Duke describes himself as a racial realist asserting that "all people have a basic human right to preserve their own heritage." He speaks in favor of voluntary racial segregation and white separatism.
Duke has also unsuccessfully run for the Louisiana Senate, U.S. Senate, U.S. House of Representatives, Governor of Louisiana and twice for President of the United States.
Youth and early adulthood
David Duke was born in Tulsa, Oklahoma, to David H. Duke and Alice Maxine Crick. As the son of an engineer for Shell Oil, Duke frequently moved with his family around the world. They lived a short time in the Netherlands before settling in Louisiana. In the late 1960s, Duke met the leader of the white separatist National Alliance, William Pierce, who would remain a life-long influence. Duke joined the Ku Klux Klan in 1967.

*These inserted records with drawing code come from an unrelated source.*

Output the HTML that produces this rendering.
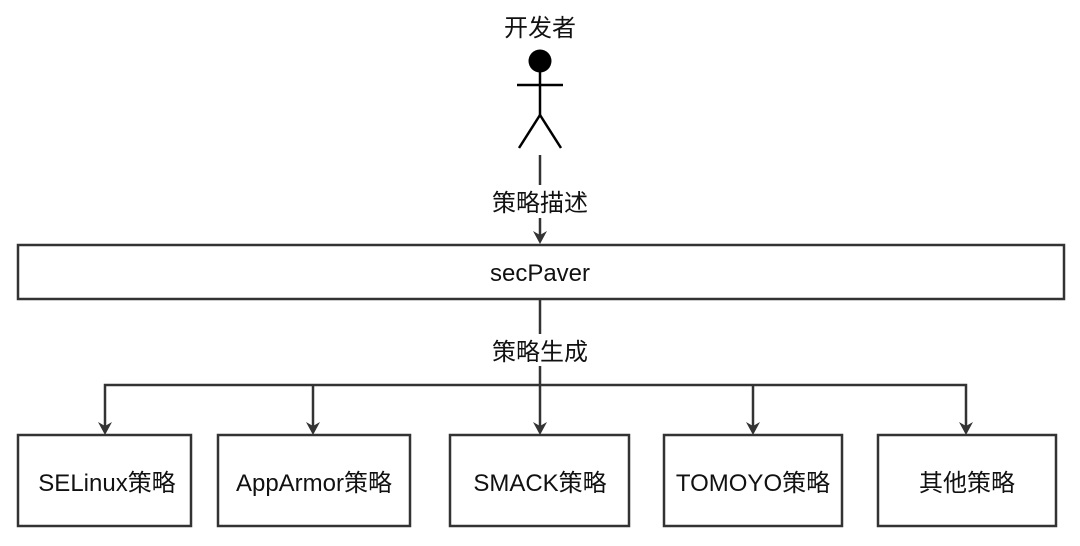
<!DOCTYPE html>
<html><head><meta charset="utf-8"><style>
html,body{margin:0;padding:0;background:#fff;}
svg text{font-family:"Liberation Sans","Noto Sans CJK SC",sans-serif;font-size:24px;fill:#111;}
</style></head><body>
<svg width="1080" height="541" viewBox="0 0 1080 541" xmlns="http://www.w3.org/2000/svg">
<text x="540" y="36" text-anchor="middle">开发者</text>
<circle cx="540" cy="61" r="11.5" fill="#000"/>
<g stroke="#000" stroke-width="2.5" fill="none">
<line x1="540" y1="70" x2="540" y2="116"/>
<line x1="517" y1="85" x2="563" y2="85"/>
<line x1="540" y1="115" x2="519" y2="148"/>
<line x1="540" y1="115" x2="561" y2="148"/>
</g>
<g stroke="#333" stroke-width="2.5" fill="none">
<line x1="540" y1="155" x2="540" y2="185"/>
<line x1="540" y1="218" x2="540" y2="236"/>
<rect x="18" y="245" width="1046" height="54" fill="#fff"/>
<line x1="540" y1="299" x2="540" y2="334"/>
<line x1="540" y1="366" x2="540" y2="428"/>
<polyline points="105,428 105,385 966,385 966,428"/>
<line x1="313" y1="385" x2="313" y2="428"/>
<line x1="753" y1="385" x2="753" y2="428"/>
<rect x="18" y="435" width="173" height="91" fill="#fff"/>
<rect x="218" y="435" width="192" height="91" fill="#fff"/>
<rect x="450" y="435" width="179" height="91" fill="#fff"/>
<rect x="664" y="435" width="178" height="91" fill="#fff"/>
<rect x="878" y="435" width="178" height="91" fill="#fff"/>
</g>
<g fill="#333">
<path d="M533,231 L540,244 L547,231 L540,235 Z"/>
<path d="M98,422 L105,435 L112,422 L105,426 Z"/>
<path d="M306,422 L313,435 L320,422 L313,426 Z"/>
<path d="M533,422 L540,435 L547,422 L540,426 Z"/>
<path d="M746,422 L753,435 L760,422 L753,426 Z"/>
<path d="M959,422 L966,435 L973,422 L966,426 Z"/>
</g>
<text x="540" y="211" text-anchor="middle">策略描述</text>
<text x="540" y="281" text-anchor="middle">secPaver</text>
<text x="540" y="360" text-anchor="middle">策略生成</text>
<text x="107" y="491" text-anchor="middle">SELinux策略</text>
<text x="314" y="491" text-anchor="middle">AppArmor策略</text>
<text x="540" y="491" text-anchor="middle">SMACK策略</text>
<text x="753" y="491" text-anchor="middle">TOMOYO策略</text>
<text x="967" y="491" text-anchor="middle">其他策略</text>
</svg>
</body></html>
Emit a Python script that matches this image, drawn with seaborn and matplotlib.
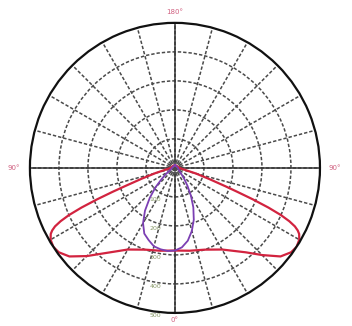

Duke studied at Louisiana State University in Baton Rouge and in 1970 formed a white student group called the White Youth Alliance; it was affiliated with the National Socialist White People's Party. The same year, to protest William Kunstler's appearance at Tulane University in New Orleans, Duke appeared at a demonstration in Nazi uniform. Picketing and holding parties on the anniversary of Adolf Hitler's birth, he became infamous on campus for wearing a Nazi uniform.
Reforming the KKK
Duke went to Laos for ten weeks in 1971 to teach English to Laotian military officers and to serve on cargo flights for Air America.
He graduated from LSU in 1974 and formed the Knights of the Ku Klux Klan. He gained attention for trying to modernize the Klan. A follower of Duke, Thom Robb, changed the title of Grand Wizard to National Director and replaced the Klan's white robes with business suits.
In 1976 Duke published a women's self-help book titled Finders-Keepers to raise money. He used the pseudonym Dorothy Vanderbilt. The book includes advice on vaginal exercises, fellatio, and anal sex. The book is out of print and difficult to find; however, a New Orleans newspaper, The Times-Picayune, managed to obtain a copy and traced its proceeds to Duke. He compiled the information from women's self-help magazines.
While working in the White Youth Alliance, Duke met Chloê Hardin, who became active in the group. They remained companions throughout college and married in 1974. Hardin is the mother of Duke's two daughters, Erika and Kristin. They divorced in 1984, and Hardin moved to West Palm Beach to be near her parents. There she became involved with Duke's Klan friend, Don Black, whom she later married.